**WORK TO COMPLETE**
Reproduce the listing below exactly. Pictures do not belong in the copy.
_ _ _ _
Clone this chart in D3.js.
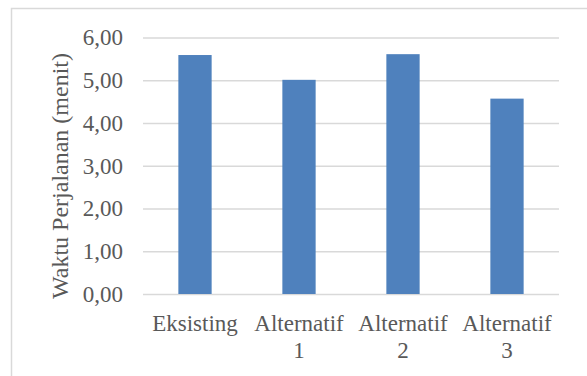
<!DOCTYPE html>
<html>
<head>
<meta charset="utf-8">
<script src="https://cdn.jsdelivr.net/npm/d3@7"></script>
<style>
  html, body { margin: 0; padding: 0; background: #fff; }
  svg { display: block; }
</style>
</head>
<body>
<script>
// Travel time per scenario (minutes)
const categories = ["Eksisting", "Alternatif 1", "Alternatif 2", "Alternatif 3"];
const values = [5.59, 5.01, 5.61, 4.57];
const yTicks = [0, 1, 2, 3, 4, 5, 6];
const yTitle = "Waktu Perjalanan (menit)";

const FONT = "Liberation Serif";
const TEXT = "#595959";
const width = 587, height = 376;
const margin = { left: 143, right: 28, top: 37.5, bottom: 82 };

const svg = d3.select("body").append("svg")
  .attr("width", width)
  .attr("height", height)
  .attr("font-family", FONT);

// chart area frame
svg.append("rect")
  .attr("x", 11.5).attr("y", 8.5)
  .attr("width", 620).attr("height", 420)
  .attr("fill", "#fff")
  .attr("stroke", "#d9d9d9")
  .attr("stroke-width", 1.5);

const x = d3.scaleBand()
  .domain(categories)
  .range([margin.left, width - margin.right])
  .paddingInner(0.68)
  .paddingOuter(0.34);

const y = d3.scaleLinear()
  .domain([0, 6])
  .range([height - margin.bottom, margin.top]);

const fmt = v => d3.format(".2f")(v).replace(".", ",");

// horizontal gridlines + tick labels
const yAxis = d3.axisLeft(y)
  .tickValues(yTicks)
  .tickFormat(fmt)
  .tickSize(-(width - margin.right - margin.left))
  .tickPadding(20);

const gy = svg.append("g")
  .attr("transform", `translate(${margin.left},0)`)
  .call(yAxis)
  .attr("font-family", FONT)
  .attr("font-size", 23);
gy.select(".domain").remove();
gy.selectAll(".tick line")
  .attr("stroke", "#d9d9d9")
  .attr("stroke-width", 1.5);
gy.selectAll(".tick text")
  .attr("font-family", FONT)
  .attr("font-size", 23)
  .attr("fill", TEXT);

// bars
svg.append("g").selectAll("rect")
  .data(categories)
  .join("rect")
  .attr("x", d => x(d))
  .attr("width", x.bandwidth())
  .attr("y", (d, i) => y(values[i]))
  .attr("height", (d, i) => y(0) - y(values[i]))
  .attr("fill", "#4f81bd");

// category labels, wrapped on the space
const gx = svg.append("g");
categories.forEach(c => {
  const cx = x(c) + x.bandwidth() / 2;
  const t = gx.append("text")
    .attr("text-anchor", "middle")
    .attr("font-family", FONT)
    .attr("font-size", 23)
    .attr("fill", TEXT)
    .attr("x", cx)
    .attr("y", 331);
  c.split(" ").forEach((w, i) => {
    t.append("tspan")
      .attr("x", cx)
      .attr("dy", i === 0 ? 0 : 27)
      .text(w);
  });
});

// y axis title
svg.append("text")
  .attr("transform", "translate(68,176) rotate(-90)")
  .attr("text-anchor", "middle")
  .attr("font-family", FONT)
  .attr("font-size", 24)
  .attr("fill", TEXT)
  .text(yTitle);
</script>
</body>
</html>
_ _ _ _
**COMPLETE RESPONSE**
Clone this chart in D3.js.
<!DOCTYPE html>
<html>
<head>
<meta charset="utf-8">
<script src="https://cdn.jsdelivr.net/npm/d3@7"></script>
<style>
  html, body { margin: 0; padding: 0; background: #fff; }
  svg { display: block; }
</style>
</head>
<body>
<script>
// Travel time per scenario (minutes)
const categories = ["Eksisting", "Alternatif 1", "Alternatif 2", "Alternatif 3"];
const values = [5.59, 5.01, 5.61, 4.57];
const yTicks = [0, 1, 2, 3, 4, 5, 6];
const yTitle = "Waktu Perjalanan (menit)";

const FONT = "Liberation Serif";
const TEXT = "#595959";
const width = 587, height = 376;
const margin = { left: 143, right: 28, top: 37.5, bottom: 82 };

const svg = d3.select("body").append("svg")
  .attr("width", width)
  .attr("height", height)
  .attr("font-family", FONT);

// chart area frame
svg.append("rect")
  .attr("x", 11.5).attr("y", 8.5)
  .attr("width", 620).attr("height", 420)
  .attr("fill", "#fff")
  .attr("stroke", "#d9d9d9")
  .attr("stroke-width", 1.5);

const x = d3.scaleBand()
  .domain(categories)
  .range([margin.left, width - margin.right])
  .paddingInner(0.68)
  .paddingOuter(0.34);

const y = d3.scaleLinear()
  .domain([0, 6])
  .range([height - margin.bottom, margin.top]);

const fmt = v => d3.format(".2f")(v).replace(".", ",");

// horizontal gridlines + tick labels
const yAxis = d3.axisLeft(y)
  .tickValues(yTicks)
  .tickFormat(fmt)
  .tickSize(-(width - margin.right - margin.left))
  .tickPadding(20);

const gy = svg.append("g")
  .attr("transform", `translate(${margin.left},0)`)
  .call(yAxis)
  .attr("font-family", FONT)
  .attr("font-size", 23);
gy.select(".domain").remove();
gy.selectAll(".tick line")
  .attr("stroke", "#d9d9d9")
  .attr("stroke-width", 1.5);
gy.selectAll(".tick text")
  .attr("font-family", FONT)
  .attr("font-size", 23)
  .attr("fill", TEXT);

// bars
svg.append("g").selectAll("rect")
  .data(categories)
  .join("rect")
  .attr("x", d => x(d))
  .attr("width", x.bandwidth())
  .attr("y", (d, i) => y(values[i]))
  .attr("height", (d, i) => y(0) - y(values[i]))
  .attr("fill", "#4f81bd");

// category labels, wrapped on the space
const gx = svg.append("g");
categories.forEach(c => {
  const cx = x(c) + x.bandwidth() / 2;
  const t = gx.append("text")
    .attr("text-anchor", "middle")
    .attr("font-family", FONT)
    .attr("font-size", 23)
    .attr("fill", TEXT)
    .attr("x", cx)
    .attr("y", 331);
  c.split(" ").forEach((w, i) => {
    t.append("tspan")
      .attr("x", cx)
      .attr("dy", i === 0 ? 0 : 27)
      .text(w);
  });
});

// y axis title
svg.append("text")
  .attr("transform", "translate(68,176) rotate(-90)")
  .attr("text-anchor", "middle")
  .attr("font-family", FONT)
  .attr("font-size", 24)
  .attr("fill", TEXT)
  .text(yTitle);
</script>
</body>
</html>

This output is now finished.